You might browse through evolutionary theory books. Matt Ridley's "Origin of Virtue" might be a good start. This is a big topic in the more rigorous realms of anthropology. Perhaps Richard Alexander has worked on this?
How about The Emporer's New Clothes by Hans Christian Anderson?
A good article by Arnold, and I think he's right, but he undercuts his position by relying on a trust cue at the end. By moderating his position at the end and saying we need trust cues (although he hasn't given us one example of a useful trust cue), he offers up the "I'm a moderate not a crazy radical" trust cue to his readers.

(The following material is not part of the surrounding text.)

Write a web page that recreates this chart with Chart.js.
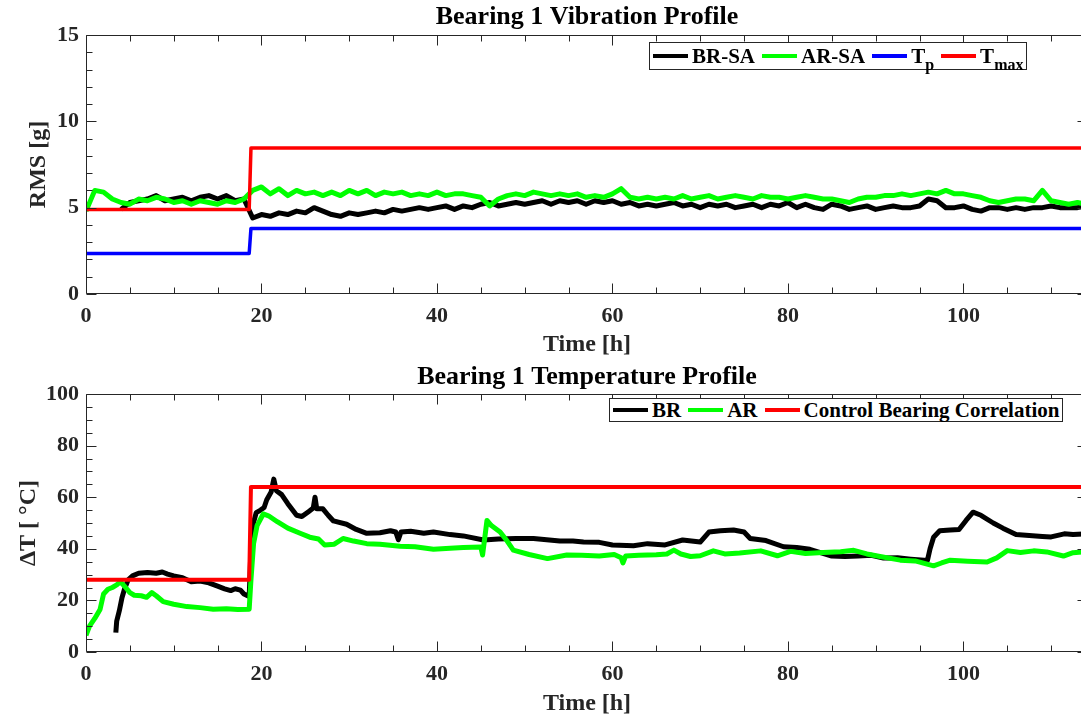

While I find Arnold's contributions to this blog more valuable than Bryan's and I like the fact that he's willing to approach the left and consider their arguments, Arnold's big flaw is that he will often offer up this moderation trust cue, something Bryan doesn't feel the need for (or does Bryan only offer extreme libertarian trust cues? I don't think so). The problem with the moderation trust cue is the problem with all trust cues, they're not supported by the empirical situation, the facts. Arnold will write an entire post or article arguing in one direction then moderate it at the end, for no reason other than not to seem too radical. I hope he realizes that he's putting out trust cues too when he does this.
Let's hear it for Brad Hutchings. I cringe when those BP commercials come on. No matter where you stand on energy, global warming, or oil company profits (or any melange of the above you wish) you have to be insulted by them.